Electronic International Standard Serial Number (EISSN)
1558-2558
abstract
In many applications, there is a need to estimate the frequency of elements. For example, in networking to know the number of packets of each flow. This poses a challenge as the number of flows and packets per second can be very large and therefore an exact count would require a large amount of fast memory. In those cases, an alternative is to use data structures, commonly referred to as sketches, that provide an estimate of the frequency of elements using a much smaller amount of memory. For example, the Count Min Sketch (CMS) hashes each element to a few counters and returns as estimate the minimum value among them. The CMS in general overestimates the frequency of an element as other elements may also map to the same counters and increment them.

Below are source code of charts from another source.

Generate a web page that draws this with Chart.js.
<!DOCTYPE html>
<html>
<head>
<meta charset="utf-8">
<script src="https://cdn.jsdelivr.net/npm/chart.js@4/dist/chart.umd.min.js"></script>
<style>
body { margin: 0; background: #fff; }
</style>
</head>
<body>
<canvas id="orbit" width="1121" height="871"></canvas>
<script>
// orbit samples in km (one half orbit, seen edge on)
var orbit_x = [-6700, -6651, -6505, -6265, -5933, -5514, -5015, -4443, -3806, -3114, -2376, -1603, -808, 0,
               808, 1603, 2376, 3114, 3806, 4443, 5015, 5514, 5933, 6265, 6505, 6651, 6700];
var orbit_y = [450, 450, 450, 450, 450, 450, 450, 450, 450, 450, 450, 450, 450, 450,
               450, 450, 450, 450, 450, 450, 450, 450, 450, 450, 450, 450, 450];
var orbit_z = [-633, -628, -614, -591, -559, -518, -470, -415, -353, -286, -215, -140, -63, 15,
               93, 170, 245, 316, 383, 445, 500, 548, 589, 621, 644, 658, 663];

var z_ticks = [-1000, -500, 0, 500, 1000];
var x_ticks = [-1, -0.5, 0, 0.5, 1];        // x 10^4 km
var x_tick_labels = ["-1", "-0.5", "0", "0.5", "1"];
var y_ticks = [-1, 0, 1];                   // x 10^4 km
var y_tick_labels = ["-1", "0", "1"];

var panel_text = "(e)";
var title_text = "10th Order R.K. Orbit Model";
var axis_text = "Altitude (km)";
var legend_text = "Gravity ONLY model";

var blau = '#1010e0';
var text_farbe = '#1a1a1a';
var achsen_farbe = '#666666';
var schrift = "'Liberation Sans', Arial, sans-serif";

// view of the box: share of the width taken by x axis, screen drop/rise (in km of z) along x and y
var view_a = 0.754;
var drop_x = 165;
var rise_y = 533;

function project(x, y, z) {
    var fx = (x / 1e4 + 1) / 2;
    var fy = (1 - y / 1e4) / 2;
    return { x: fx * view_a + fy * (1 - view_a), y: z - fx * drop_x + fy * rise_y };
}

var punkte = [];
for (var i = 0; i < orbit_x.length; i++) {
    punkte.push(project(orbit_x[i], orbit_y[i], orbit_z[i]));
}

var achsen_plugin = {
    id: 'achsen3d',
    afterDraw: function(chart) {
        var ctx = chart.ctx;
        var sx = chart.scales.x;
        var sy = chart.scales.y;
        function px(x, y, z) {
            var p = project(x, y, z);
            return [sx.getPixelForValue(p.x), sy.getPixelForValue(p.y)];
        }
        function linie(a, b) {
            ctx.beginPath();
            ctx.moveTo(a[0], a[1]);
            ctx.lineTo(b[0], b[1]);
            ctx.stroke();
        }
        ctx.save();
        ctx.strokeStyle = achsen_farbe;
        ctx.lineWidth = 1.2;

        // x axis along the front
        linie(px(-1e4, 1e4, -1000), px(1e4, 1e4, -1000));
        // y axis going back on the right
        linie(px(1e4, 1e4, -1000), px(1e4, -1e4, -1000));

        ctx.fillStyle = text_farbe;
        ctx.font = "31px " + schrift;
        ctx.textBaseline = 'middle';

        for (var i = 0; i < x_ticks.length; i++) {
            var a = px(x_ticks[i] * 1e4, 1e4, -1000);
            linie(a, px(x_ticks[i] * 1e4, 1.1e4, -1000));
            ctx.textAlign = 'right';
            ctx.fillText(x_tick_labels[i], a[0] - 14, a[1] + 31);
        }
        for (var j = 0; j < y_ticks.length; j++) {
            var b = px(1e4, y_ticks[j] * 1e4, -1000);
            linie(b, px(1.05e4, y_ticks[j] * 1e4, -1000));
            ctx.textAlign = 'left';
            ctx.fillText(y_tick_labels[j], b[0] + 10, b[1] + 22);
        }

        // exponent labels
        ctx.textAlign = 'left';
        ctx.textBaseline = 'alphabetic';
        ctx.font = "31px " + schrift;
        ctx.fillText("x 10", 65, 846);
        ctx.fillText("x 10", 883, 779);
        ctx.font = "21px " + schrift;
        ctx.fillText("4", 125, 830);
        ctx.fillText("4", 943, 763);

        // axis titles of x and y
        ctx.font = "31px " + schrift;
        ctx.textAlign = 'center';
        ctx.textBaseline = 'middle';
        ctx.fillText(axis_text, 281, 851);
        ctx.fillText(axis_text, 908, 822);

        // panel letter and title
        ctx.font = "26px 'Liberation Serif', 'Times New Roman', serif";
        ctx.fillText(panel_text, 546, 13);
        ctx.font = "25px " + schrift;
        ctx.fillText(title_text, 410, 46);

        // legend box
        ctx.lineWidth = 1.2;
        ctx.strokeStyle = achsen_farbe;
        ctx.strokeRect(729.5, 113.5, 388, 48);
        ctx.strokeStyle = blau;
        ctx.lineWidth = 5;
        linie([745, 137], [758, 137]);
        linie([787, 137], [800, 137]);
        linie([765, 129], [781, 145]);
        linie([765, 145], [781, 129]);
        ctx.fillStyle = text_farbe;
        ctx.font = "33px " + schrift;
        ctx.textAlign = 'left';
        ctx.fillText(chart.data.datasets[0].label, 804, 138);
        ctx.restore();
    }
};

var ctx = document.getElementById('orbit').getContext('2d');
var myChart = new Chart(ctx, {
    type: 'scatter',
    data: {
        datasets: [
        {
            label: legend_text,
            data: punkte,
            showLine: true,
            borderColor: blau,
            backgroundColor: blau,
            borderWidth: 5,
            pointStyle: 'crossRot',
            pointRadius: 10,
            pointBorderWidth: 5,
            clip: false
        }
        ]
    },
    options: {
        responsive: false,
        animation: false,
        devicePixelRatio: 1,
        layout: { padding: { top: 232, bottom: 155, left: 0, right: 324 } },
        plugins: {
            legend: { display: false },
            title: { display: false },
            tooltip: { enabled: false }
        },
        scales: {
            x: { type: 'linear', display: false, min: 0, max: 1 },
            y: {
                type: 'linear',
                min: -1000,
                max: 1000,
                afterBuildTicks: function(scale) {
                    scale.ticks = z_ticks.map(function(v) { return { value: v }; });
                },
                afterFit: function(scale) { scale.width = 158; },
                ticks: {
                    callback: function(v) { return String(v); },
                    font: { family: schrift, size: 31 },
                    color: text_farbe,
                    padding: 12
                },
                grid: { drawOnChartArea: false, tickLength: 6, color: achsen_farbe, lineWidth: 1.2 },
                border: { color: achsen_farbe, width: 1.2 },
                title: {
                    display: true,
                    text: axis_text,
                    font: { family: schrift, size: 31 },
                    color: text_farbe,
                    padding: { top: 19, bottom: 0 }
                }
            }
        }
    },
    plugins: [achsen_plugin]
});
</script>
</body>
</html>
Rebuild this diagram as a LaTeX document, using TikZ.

In this letter, fingerprint counting, a scheme to reduce the counter overestimation is presented and evaluated. The main idea is to add a fingerprint to the counters and use it to check if consecutive increments to a counter belong to the same element. When they do not, the counters can be incremented by half a packet instead of a full packet thus reducing the overestimation. The evaluation results show that the proposed scheme is able to reduce the overestimation and improve the CMS accuracy. In more detail, the overestimation is reduced by more than 20% in many of the configurations tested reaching values over 50% in some cases. A scheme to encode the fingerprints in the counters that practically eliminates the additional memory required for the fingerprints is also presented. Therefore, the improvement in the accuracy is achieved with a negligible impact on the size of the memory needed to implement the CMS.